Sears said Monday it was considering a proposal by CEO Eddie Lampert’s hedge fund to purchase its Kenmore brand and other assets as it continues to look for ways to raise cash.
The embattled retailer’s stock jumped 6.7% to $3.65 on the news that a special committee of the Sears board had begun “a formal process” to explore the proposal that ESL Investments, Sears’ second-largest shareholder behind Lampert himself, made last month.
“Sears has racked up more than $10.8 billion in losses over the past seven years, and any sales would give it a new source of funds as it works to restructure and slash costs,” The Chicago Tribune reported.
ESL has called Kenmore an “iconic brand” and said it would be prepared to close a deal for the asset within 90 days. It has also proposed acquiring Sears’ Home Improvement and PartsDirect businesses, valuing them together at $500 million.
“In our view, pursuing these divestitures … will provide an important source of liquidity to Sears and could avoid any deterioration in the value of such assets,” ESL said in April.
Since 2015, Sears has spun off the Lands’ End brand, sold Craftsman to Stanley Black & Decker, and sold 235 stores to real estate investment trust Seritage Growth Properties, in which Lampert holds a stake.
But Sears’ sales have declined at a double-digit percentage for consecutive quarters. Lampert has said his goal is to get Sears back to profitability by running an “asset light” business.
The company’s board established the special committee to evaluate ESL’s proposal, actively solicit third-party interest in the sale assets, and explore any other alternatives with respect to the assets.

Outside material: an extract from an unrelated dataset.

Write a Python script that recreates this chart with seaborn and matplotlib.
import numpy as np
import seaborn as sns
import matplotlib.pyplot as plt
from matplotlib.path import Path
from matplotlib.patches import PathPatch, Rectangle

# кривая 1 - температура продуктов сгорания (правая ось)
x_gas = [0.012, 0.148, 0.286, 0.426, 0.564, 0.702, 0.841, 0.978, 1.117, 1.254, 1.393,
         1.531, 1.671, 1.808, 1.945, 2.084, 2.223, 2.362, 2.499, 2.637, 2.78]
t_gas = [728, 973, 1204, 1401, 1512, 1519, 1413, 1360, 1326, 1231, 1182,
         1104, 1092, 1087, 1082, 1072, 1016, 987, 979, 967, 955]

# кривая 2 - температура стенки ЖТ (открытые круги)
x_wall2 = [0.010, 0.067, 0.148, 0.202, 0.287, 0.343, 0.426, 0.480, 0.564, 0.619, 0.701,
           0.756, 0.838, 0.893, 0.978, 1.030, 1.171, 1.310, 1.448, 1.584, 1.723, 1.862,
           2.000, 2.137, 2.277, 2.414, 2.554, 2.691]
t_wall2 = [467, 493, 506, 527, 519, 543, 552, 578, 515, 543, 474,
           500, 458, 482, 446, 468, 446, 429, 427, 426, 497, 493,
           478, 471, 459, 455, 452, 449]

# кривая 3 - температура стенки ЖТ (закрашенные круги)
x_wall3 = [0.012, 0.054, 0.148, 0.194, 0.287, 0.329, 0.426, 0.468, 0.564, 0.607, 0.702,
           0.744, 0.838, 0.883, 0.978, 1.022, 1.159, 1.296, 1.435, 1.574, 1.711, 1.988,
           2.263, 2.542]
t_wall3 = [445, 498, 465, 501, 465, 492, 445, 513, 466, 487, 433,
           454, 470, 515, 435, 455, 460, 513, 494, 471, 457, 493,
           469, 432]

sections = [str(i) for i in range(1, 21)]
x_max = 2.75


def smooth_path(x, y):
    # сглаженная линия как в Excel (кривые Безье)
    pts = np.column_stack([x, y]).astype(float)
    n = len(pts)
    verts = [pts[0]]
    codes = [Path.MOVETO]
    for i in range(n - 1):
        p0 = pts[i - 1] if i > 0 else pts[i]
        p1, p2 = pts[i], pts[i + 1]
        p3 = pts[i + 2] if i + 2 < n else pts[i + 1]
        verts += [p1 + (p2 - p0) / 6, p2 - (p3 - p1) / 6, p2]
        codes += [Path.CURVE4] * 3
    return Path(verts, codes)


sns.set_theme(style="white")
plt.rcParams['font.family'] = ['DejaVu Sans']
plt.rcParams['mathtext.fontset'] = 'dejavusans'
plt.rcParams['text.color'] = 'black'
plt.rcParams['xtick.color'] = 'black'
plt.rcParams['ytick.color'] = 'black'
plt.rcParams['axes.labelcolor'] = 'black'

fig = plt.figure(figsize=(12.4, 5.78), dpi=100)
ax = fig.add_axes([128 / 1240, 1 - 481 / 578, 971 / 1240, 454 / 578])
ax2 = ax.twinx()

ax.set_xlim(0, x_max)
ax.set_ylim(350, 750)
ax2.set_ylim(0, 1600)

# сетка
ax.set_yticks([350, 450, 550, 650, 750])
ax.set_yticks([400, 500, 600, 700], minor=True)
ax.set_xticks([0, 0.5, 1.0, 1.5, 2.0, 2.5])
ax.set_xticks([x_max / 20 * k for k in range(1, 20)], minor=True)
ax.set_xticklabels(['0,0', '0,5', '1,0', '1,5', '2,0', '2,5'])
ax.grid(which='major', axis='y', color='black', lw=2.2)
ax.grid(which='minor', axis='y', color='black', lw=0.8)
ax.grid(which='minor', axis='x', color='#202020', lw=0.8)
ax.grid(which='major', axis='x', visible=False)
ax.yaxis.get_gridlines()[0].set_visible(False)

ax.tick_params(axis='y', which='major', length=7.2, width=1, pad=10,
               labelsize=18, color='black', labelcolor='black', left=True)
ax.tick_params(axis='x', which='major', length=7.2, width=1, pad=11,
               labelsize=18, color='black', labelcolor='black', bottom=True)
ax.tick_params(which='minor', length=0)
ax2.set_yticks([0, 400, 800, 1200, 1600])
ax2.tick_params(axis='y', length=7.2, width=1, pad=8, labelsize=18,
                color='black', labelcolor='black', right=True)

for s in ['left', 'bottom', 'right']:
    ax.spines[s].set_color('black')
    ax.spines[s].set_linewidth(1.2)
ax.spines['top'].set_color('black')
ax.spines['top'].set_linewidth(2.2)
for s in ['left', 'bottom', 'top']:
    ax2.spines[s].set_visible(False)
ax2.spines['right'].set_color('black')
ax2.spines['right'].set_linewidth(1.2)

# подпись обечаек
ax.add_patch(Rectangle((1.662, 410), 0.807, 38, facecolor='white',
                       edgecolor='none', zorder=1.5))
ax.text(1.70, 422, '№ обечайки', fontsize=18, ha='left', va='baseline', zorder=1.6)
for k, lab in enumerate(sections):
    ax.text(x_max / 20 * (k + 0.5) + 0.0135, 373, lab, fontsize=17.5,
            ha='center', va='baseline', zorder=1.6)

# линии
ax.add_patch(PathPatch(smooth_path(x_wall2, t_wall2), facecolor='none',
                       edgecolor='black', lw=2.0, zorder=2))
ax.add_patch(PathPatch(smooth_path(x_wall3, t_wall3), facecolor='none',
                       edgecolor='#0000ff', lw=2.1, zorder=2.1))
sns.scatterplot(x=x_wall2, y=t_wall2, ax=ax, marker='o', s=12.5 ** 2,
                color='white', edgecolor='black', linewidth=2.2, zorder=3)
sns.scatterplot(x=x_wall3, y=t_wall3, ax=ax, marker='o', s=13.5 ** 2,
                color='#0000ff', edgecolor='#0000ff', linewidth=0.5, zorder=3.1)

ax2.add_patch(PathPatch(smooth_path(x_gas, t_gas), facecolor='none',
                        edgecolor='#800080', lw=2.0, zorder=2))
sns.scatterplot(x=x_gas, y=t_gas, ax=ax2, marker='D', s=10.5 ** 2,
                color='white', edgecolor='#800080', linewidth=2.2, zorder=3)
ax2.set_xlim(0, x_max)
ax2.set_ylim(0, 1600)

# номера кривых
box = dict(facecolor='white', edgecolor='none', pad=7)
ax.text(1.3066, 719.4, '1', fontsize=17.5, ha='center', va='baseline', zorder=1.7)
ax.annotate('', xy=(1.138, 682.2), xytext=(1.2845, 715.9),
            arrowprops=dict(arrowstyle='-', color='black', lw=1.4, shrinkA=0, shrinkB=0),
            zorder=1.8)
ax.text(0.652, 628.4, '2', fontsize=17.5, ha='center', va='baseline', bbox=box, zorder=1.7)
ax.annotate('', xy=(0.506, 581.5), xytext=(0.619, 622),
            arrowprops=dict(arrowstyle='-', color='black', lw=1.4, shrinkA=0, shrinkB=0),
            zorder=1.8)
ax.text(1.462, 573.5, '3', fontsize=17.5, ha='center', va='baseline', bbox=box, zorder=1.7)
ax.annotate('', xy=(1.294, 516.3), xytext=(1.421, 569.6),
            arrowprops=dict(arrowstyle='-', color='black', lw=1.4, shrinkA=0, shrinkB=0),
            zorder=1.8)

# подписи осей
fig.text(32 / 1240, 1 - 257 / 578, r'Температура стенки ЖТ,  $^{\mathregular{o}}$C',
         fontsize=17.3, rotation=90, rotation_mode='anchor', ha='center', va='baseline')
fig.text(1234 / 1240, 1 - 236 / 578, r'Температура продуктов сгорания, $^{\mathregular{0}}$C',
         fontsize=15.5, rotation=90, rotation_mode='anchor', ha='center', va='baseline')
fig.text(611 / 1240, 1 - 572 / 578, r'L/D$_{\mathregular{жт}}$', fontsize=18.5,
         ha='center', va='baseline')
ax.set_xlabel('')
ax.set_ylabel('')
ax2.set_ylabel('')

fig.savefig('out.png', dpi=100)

“Sears has been exploring alternatives for those businesses — as well as the Craftsman tools and DieHard battery brands — for nearly two years, saying it believes they have room to grow by expanding their reach beyond Sears,” the Tribune said.
“But after failing to find a buyer for assets other than Craftsman, ESL told Sears in a letter last month it should ‘aggressively pursue divestiture’ of all or some of those businesses,” it added.